Une riposte sociale et politique

Quand les grévistes du printemps 2003 affirment par leur mobilisation que la question des retraites est décisive et qu'il y a là un véritable enjeu de société, ils ont raison. Il s'agit bien d'une exacerbation du conflit d'intérêts entre les possédants et les autres, une bataille acharnée entre deux mondes possibles. Le leur, dans lequel la majorité d'entre nous sera condamnée à travailler très tard ou, pour ceux qui survivront, à vivoter d'une aumône publique financée par les impôts (c'est-à-dire par nous tous).
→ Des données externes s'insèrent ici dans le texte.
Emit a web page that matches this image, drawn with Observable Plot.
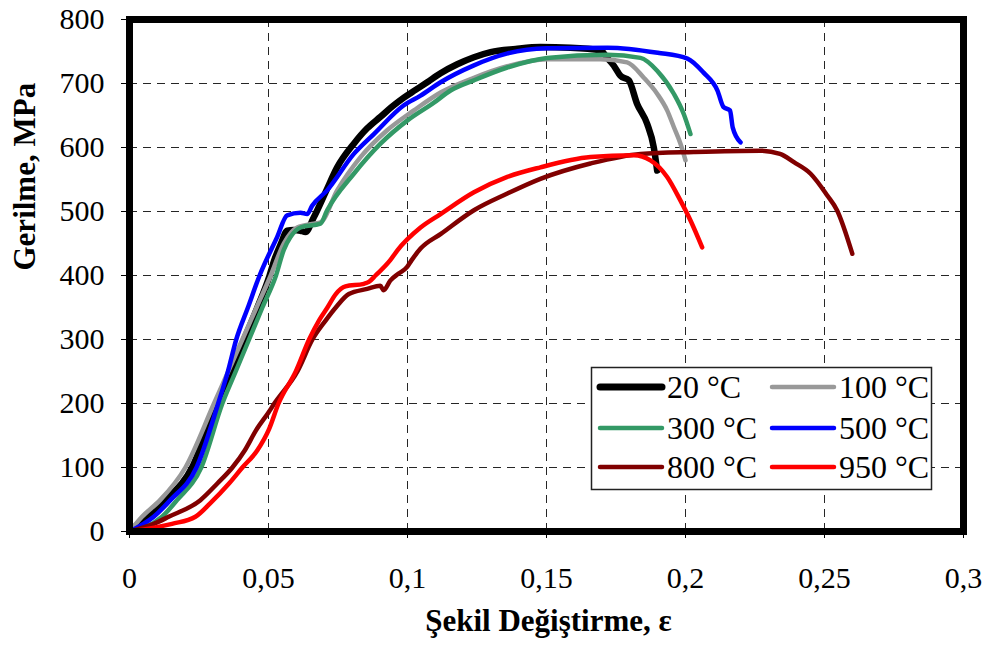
<!DOCTYPE html>
<html>
<head>
<meta charset="utf-8">
<script src="https://cdn.jsdelivr.net/npm/d3@7"></script>
<script src="https://cdn.jsdelivr.net/npm/@observablehq/plot@0.6"></script>
<style>
  html, body { margin: 0; padding: 0; background: #fff; }
  #chart { position: relative; width: 989px; height: 655px; }
</style>
</head>
<body>
<div id="chart"></div>
<script>
// Stress–strain curves of the steel at several test temperatures
const temperatures = ["20 °C", "100 °C", "300 °C", "500 °C", "800 °C", "950 °C"];

const strain20 = [0, 0.0063, 0.0129, 0.0225, 0.0312, 0.0365, 0.0412, 0.046, 0.0504, 0.052, 0.0545, 0.0567, 0.059, 0.0615, 0.0633, 0.0663, 0.0705, 0.0747, 0.0807, 0.0855, 0.0903, 0.0945, 0.0987, 0.1029, 0.1071, 0.1119, 0.1179, 0.1239, 0.1299, 0.1389, 0.1478, 0.1586, 0.1694, 0.1718, 0.1742, 0.1766, 0.1796, 0.1826, 0.1862, 0.1886, 0.1898];
const stress20 = [0, 23, 49, 100, 200, 250, 300, 350, 400, 423, 450, 470, 471, 470, 468, 491, 530, 569, 606, 630, 648, 664, 678, 690, 702, 716, 730, 741, 749, 754, 757, 756, 752, 740, 728, 712, 705, 668, 637, 600, 564];

const strain100 = [0, 0.0045, 0.011, 0.0201, 0.0304, 0.0355, 0.0406, 0.0457, 0.0508, 0.0555, 0.0603, 0.0663, 0.0687, 0.0747, 0.0831, 0.0927, 0.1023, 0.1119, 0.1239, 0.1359, 0.1502, 0.1694, 0.179, 0.185, 0.1898, 0.1934, 0.1958, 0.1982, 0.2];
const stress100 = [0, 23, 49, 100, 200, 250, 300, 350, 400, 450, 475, 481, 483, 533, 585, 627, 658, 686, 709, 727, 738, 738, 733, 709, 684, 658, 632, 606, 580];

const strain300 = [0, 0.0117, 0.0171, 0.0258, 0.0334, 0.0382, 0.043, 0.0478, 0.0527, 0.0555, 0.0579, 0.0615, 0.0687, 0.0711, 0.0807, 0.0903, 0.0999, 0.1095, 0.1155, 0.1239, 0.1359, 0.1502, 0.1718, 0.1838, 0.1898, 0.1958, 0.1994, 0.2018];
const stress300 = [0, 23, 49, 100, 200, 250, 300, 350, 400, 440, 460, 475, 481, 502, 559, 606, 642, 670, 689, 705, 725, 740, 745, 740, 720, 684, 652, 621];

const strain500 = [0, 0.0087, 0.0147, 0.0241, 0.0319, 0.0354, 0.0384, 0.0426, 0.0468, 0.0531, 0.0567, 0.0615, 0.0639, 0.0657, 0.0711, 0.0807, 0.0879, 0.0987, 0.1047, 0.1119, 0.1237, 0.136, 0.150, 0.172, 0.190, 0.2007, 0.2065, 0.2115, 0.2137, 0.216, 0.217, 0.2198];
const stress500 = [0, 23, 49, 100, 200, 250, 300, 350, 400, 460, 494, 498, 496, 509, 533, 590, 621, 666, 681, 702, 728, 747, 755, 756, 748, 739, 717, 689, 663, 658, 631, 608];

const strain800 = [0, 0.0087, 0.0141, 0.0255, 0.0316, 0.037, 0.0415, 0.0455, 0.05, 0.0521, 0.0605, 0.0658, 0.0706, 0.0742, 0.0789, 0.0855, 0.0902, 0.0914, 0.0938, 0.0968, 0.0998, 0.1015, 0.1047, 0.112, 0.1239, 0.1359, 0.1478, 0.1658, 0.1838, 0.203, 0.227, 0.234, 0.239, 0.245, 0.251, 0.2545, 0.26];
const stress800 = [0, 12, 23, 49, 75, 100, 127, 158, 186, 200, 251, 300, 330, 350, 371, 379, 384, 377, 392, 403, 413, 424, 442, 465, 502, 528, 551, 575, 590, 593, 595, 590, 577, 559, 525, 502, 434];

const strain950 = [0, 0.0153, 0.0237, 0.029, 0.0358, 0.0406, 0.046, 0.0502, 0.0536, 0.0599, 0.0646, 0.0682, 0.0712, 0.0742, 0.0777, 0.0843, 0.0861, 0.0885, 0.0938, 0.0963, 0.1047, 0.1119, 0.1239, 0.1359, 0.1478, 0.1658, 0.1814, 0.1874, 0.1934, 0.1982, 0.2018, 0.206];
const stress950 = [0, 12, 23, 44, 75, 100, 127, 160, 200, 251, 300, 330, 350, 371, 383, 387, 390, 400, 424, 439, 475, 496, 530, 554, 569, 585, 588, 580, 554, 517, 486, 444];

const xTicks = [0, 0.05, 0.1, 0.15, 0.2, 0.25, 0.3];
const yTicks = [0, 100, 200, 300, 400, 500, 600, 700, 800];

const colors = ["#000000", "#999999", "#339966", "#0000ff", "#800000", "#ff0000"];
const widths = [6.5, 4.5, 4.5, 4.5, 4.5, 4.5];

const strains = [strain20, strain100, strain300, strain500, strain800, strain950];
const stresses = [stress20, stress100, stress300, stress500, stress800, stress950];

const series = temperatures.map((t, i) =>
  strains[i].map((e, j) => ({temp: t, strain: e, stress: stresses[i][j]}))
);

const comma = d => String(d).replace(".", ",");
const dash = "8,6";
const serif = "'Liberation Serif', 'Times New Roman', serif";

const chart = Plot.plot({
  width: 989,
  height: 655,
  marginLeft: 129,
  marginRight: 26,
  marginTop: 19,
  marginBottom: 124,
  style: {fontFamily: serif, background: "#fff", color: "#000"},
  x: {domain: [0, 0.3]},
  y: {domain: [0, 800]},
  marks: [
    Plot.gridX(xTicks.slice(1, -1), {stroke: "#000", strokeOpacity: 0.85, strokeWidth: 1, strokeDasharray: dash}),
    Plot.gridY(yTicks.slice(1, -1), {stroke: "#000", strokeOpacity: 0.85, strokeWidth: 1, strokeDasharray: dash}),
    ...series.map((s, i) => Plot.line(s, {
      x: "strain", y: "stress",
      curve: "monotone-x",
      stroke: colors[i], strokeWidth: widths[i],
      strokeLinejoin: "round", strokeLinecap: "round"
    })),
    Plot.frame({stroke: "#000", strokeWidth: 7}),
    Plot.axisX(xTicks, {tickSize: 7, tickPadding: 28, fontSize: 30, tickFormat: comma, label: null, stroke: "#000"}),
    Plot.axisY(yTicks, {tickSize: 8, tickPadding: 17, fontSize: 30, label: null, stroke: "#000"}),
    Plot.text(["Gerilme, MPa"], {frameAnchor: "left", dx: -104, dy: -5, rotate: -90, fontSize: 31, fontWeight: "bold", fill: "#000"}),
    Plot.text(["Şekil Değiştirme, ε"], {frameAnchor: "bottom", dx: 2, dy: 99, fontSize: 31, fontWeight: "bold", fill: "#000"})
  ]
});

document.getElementById("chart").appendChild(chart);

// Legend: two columns, three rows, boxed inside the lower right of the plot
const svg = d3.select(chart);
const lg = svg.append("g").attr("class", "legend").attr("text-anchor", "start");
lg.append("rect")
  .attr("x", 591.5).attr("y", 367.5).attr("width", 340).attr("height", 122)
  .attr("fill", "#fff").attr("stroke", "#222").attr("stroke-width", 1.5);
const colX = [600, 772];
const rowY = [387, 428, 467];
temperatures.forEach((t, i) => {
  const cx = colX[i % 2], cy = rowY[Math.floor(i / 2)];
  lg.append("line")
    .attr("x1", cx).attr("x2", cx + 62).attr("y1", cy).attr("y2", cy)
    .attr("stroke", colors[i]).attr("stroke-width", i === 0 ? 7 : 4.5)
    .attr("stroke-linecap", "round");
  lg.append("text")
    .attr("x", cx + 67).attr("y", cy + 11)
    .attr("text-anchor", "start")
    .attr("font-family", serif)
    .attr("font-size", 32).attr("fill", "#000")
    .text(t);
});
</script>
</body>
</html>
Ou le nôtre. Un monde de solidarité dans lequel la santé et la protection sociale - dont la retraite - seront des biens communs, et non pas des marchandises. Un monde de droits : à l'emploi, à un salaire correct, à l'égalité entre les hommes et les femmes, à une retraite décente acquise au plus tard après 37,5 ans de travail et à 60 ans. Celle-ci doit être financée par la cotisation sociale sur le travail car elle constitue notre salaire indirect. Et il nous appartient !

L'urgence pour l'Union européenne de se positionner face à la volonté hégémonique des Etats-Unis de dominer le monde l'incite à accélérer la création d'un Etat supranational. Et la Constitution que, lors d'un nouveau traité de Rome en décembre 2003, les chefs d'Etat vont signer est l'aboutissement d'un processus déjà bien engagé. Rappelons que l'UE possède déjà un territoire - qui s'élargit -, une monnaie, une armée et bientôt un parquet...
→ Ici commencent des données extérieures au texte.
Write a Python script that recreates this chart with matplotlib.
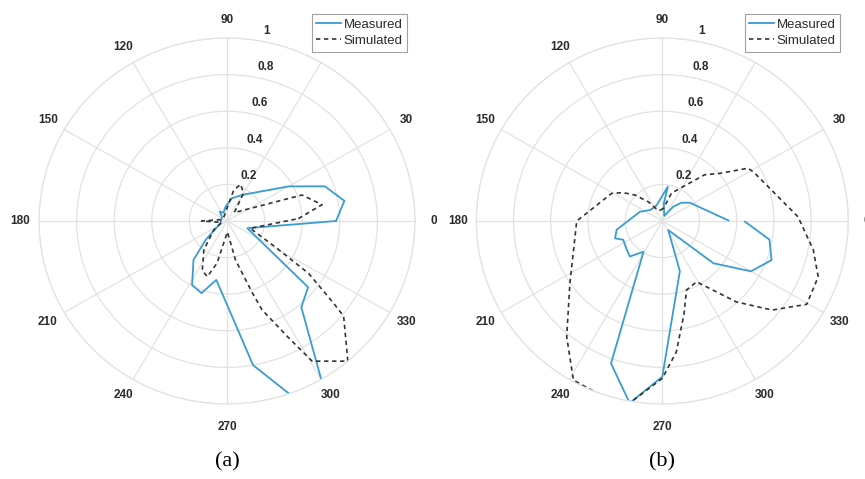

Elle conduit une politique qui s'impose de façon quasi identique partout en Europe (60 % des législations nationales sont des applications de décisions européennes). Cette simultanéité et la brutalité des politiques antisociales peuvent favoriser la nécessaire riposte de l'ensemble des travailleurs européens. Une lutte sur l'ensemble des Etats de l'UE pour la conquête de nos droits. Et ce combat social est au coeur de la bataille politique. Il reste un long chemin à parcourir pour que les peuples provoquent la rupture avec cette Europe du capital et avec ses traités. Par nos luttes nous perturbons l'unification de l'empire européen économique et financier.

L'année prochaine sera une année décisive puisque les luttes sont déjà annoncées dans plusieurs pays et que la campagne pour les élections de juin 2004 permettra de proposer de vraies alternatives anticapitalistes à cette Europe-là.
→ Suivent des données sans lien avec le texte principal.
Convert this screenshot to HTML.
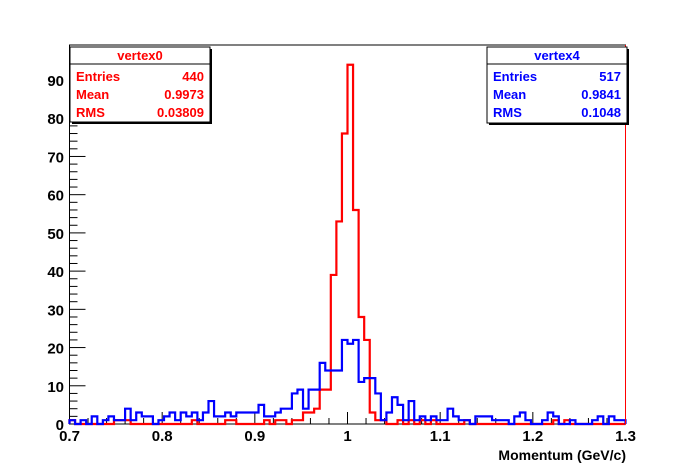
<!DOCTYPE html>
<html><head><meta charset="utf-8"><style>
html,body{margin:0;padding:0;background:#fff;}
svg{display:block;font-family:"Liberation Sans",Arial,sans-serif;}
</style></head><body>
<svg id="chart" width="696" height="472" viewBox="0 0 696 472" xmlns="http://www.w3.org/2000/svg">
<rect x="0" y="0" width="696" height="472" fill="#fff"/>
<g id="axes"></g>
<g id="series"></g>
<text x="626" y="460" text-anchor="end" font-size="14" font-weight="bold">Momentum (GeV/c)</text>
<g>
<rect x="72" y="49" width="140" height="75" fill="#000"/>
<rect x="70" y="47" width="140" height="75" fill="#fff" stroke="#000" stroke-width="1"/>
<line x1="70" y1="64" x2="210" y2="64" stroke="#000"/>
<text x="140" y="60" text-anchor="middle" font-size="13" font-weight="bold" fill="#f00">vertex0</text>
<text x="76" y="81" font-size="13" font-weight="bold" fill="#f00">Entries</text><text x="204" y="81" text-anchor="end" font-size="13" font-weight="bold" fill="#f00">440</text>
<text x="76" y="99" font-size="13" font-weight="bold" fill="#f00">Mean</text><text x="204" y="99" text-anchor="end" font-size="13" font-weight="bold" fill="#f00">0.9973</text>
<text x="76" y="117" font-size="13" font-weight="bold" fill="#f00">RMS</text><text x="204" y="117" text-anchor="end" font-size="13" font-weight="bold" fill="#f00">0.03809</text>
</g>
<g>
<rect x="489" y="49" width="140" height="76" fill="#000"/>
<rect x="487" y="47" width="140" height="76" fill="#fff" stroke="#000" stroke-width="1"/>
<line x1="487" y1="64" x2="627" y2="64" stroke="#000"/>
<text x="557" y="60" text-anchor="middle" font-size="13" font-weight="bold" fill="#00f">vertex4</text>
<text x="493" y="81" font-size="13" font-weight="bold" fill="#00f">Entries</text><text x="621" y="81" text-anchor="end" font-size="13" font-weight="bold" fill="#00f">517</text>
<text x="493" y="99" font-size="13" font-weight="bold" fill="#00f">Mean</text><text x="621" y="99" text-anchor="end" font-size="13" font-weight="bold" fill="#00f">0.9841</text>
<text x="493" y="117" font-size="13" font-weight="bold" fill="#00f">RMS</text><text x="621" y="117" text-anchor="end" font-size="13" font-weight="bold" fill="#00f">0.1048</text>
</g>
</svg>
<script>
const xMin = 0.7, xMax = 1.3, nBins = 100;
const xTicks = ["0.7","0.8","0.9","1","1.1","1.2","1.3"];
const yTicks = ["0","10","20","30","40","50","60","70","80","90"];
const redCounts = [1,0,0,0,0,0,0,0,1,1, 1,0,0,0,0,0,0,0,0,0, 0,0,1,0,0,0,0,0,1,1, 0,0,0,0,0,1,0,1,1,0, 1,1,3,3,4,9,9,39,53,76, 94,56,28,22,3,1,1,0,0,1, 0,1,0,1,0,1,0,0,0,0, 0,1,0,0,0,0,0,0,0,0, 0,0,0,0,0,0,0,1,0,1, 0,0,0,0,0,0,0,0,0,0];
const blueCounts = [1,0,1,0,2,0,1,2,1,1, 4,1,3,2,2,0,1,2,3,1, 3,2,3,1,3,6,2,2,3,2, 3,3,3,3,5,2,2,3,4,4, 8,9,4,9,9,16,14,14,14,22, 21,22,11,12,12,8,1,3,7,5, 1,6,1,2,1,2,1,1,4,2, 1,1,0,2,2,2,1,1,1,0, 2,3,1,0,0,1,3,2,0,0, 1,0,0,0,1,2,0,2,1,1];

const X0 = 69.5, X1 = 625.5, Y0 = 424, Y1 = 45;
function xs(v){ return X0 + (v - xMin) / (xMax - xMin) * (X1 - X0); }
function ys(c){ return Y0 - c * 3.822; }
const NS = "http://www.w3.org/2000/svg";
function mk(tag, attrs, parent){ const e = document.createElementNS(NS, tag); for (const k in attrs) e.setAttribute(k, attrs[k]); parent.appendChild(e); return e; }

const axes = document.getElementById('axes');
const series = document.getElementById('series');
const frame = mk('rect', {x:X0, y:Y1, width:X1-X0, height:Y0-Y1, fill:'none', stroke:'#000', 'stroke-width':1}, axes);



// x ticks
const bw = (xMax - xMin) / nBins;
for (let i = 0; i <= 30; i++) {
  const v = xMin + i * 0.02;
  const x = xs(v);
  const major = i % 5 === 0;
  const t = mk('line', {x1:x, y1:Y0, x2:x, y2:Y0 - (major ? 12 : 6), stroke:'#000', 'stroke-width':1}, axes);
  
  
}
xTicks.forEach((lab, i) => {
  const t = mk('text', {x:xs(xMin + i * 0.1), y:441, 'text-anchor':'middle', 'font-size':15, 'font-weight':'bold'}, axes);
  t.textContent = lab;
  
  
});
// y ticks
for (let c = 0; c <= 98; c += 2) {
  const y = ys(c);
  if (y < Y1) break;
  const major = c % 10 === 0;
  const t = mk('line', {x1:X0, y1:y, x2:X0 + (major ? 16 : 8), y2:y, stroke:'#000', 'stroke-width':1}, axes);
  
  
}
yTicks.forEach((lab, i) => {
  const t = mk('text', {x:64, y:ys(i * 10) + 6, 'text-anchor':'end', 'font-size':15, 'font-weight':'bold'}, axes);
  t.textContent = lab;
  
  
});

function stepPath(arr){
  let d = 'M' + xs(xMin) + ',' + ys(0);
  arr.forEach((c, i) => {
    const xa = xs(xMin + i * bw), xb = xs(xMin + (i + 1) * bw);
    d += ' L' + xa + ',' + ys(c) + ' L' + xb + ',' + ys(c);
  });
  d += ' L' + xs(xMax) + ',' + ys(0);
  return d;
}
const redPath = mk('path', {d:stepPath(redCounts), fill:'none', stroke:'#f00', 'stroke-width':2.2}, series);


const bluePath = mk('path', {d:stepPath(blueCounts), fill:'none', stroke:'#00f', 'stroke-width':2.2}, series);


const rEdge = mk('line', {x1:X1, y1:Y1, x2:X1, y2:Y0, stroke:'#f00', 'stroke-width':1}, series);


</script>
</body></html>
Qui dirige l'Union européenne ?

L'Union européenne, on le sait, est formée de trois institutions : le Conseil, la Commission et le Parlement. Le pouvoir politique est entre les mains du Conseil européen, c'est-à-dire des quinze chefs d'Etat, demain 25, qui forment l'UE. Ce Conseil se réunit officiellement lors de sommets qui impulsent les orientations politiques générales dans tous les domaines : social, économie, finances, défense, immigration, politique étrangère... La présidence, pour le moment, tourne tous les six mois.

Ce sont donc exactement les mêmes qui conduisent des politiques défavorables à leurs peuples à la tête des Etats et de l'Europe. Evidemment, les citoyens sont tellement tenus à l'écart du fonctionnement de l'UE qu'il est très pratique d'affirmer que "c'est la faute à Bruxelles", entendez à la Commission européenne.

La Commission européenne n'est pas indépendante : rappelons que les commissaires sont nommés par les gouvernements. Elle traduit les orientations du Conseil en propositions législatives (recommandations, directives, règlements) qui sont ensuite débattues, amendées et votées par le Parlement et le Conseil.

Le rôle du Parlement reste assez marginal. Des domaines essentiels - l'agriculture, la fiscalité et toutes les questions ayant trait à la politique de sécurité - demeurent sous la seule autorité du Conseil. Dans ce cas le Parlement est seulement consulté. Pour les autres sujets il s'agit toujours de codécision, ce qui revient à dire que le Parlement ne décide rien seul.

Il est vraiment temps de dénoncer l'illégitimité de cette Europe : celle de chefs d'Etat et de gouvernement qui n'ont pas été élus pour diriger l'Europe et qui imposent dans le secret de réunions feutrées leurs politiques opposée aux besoins de plusieurs centaines de millions de citoyens.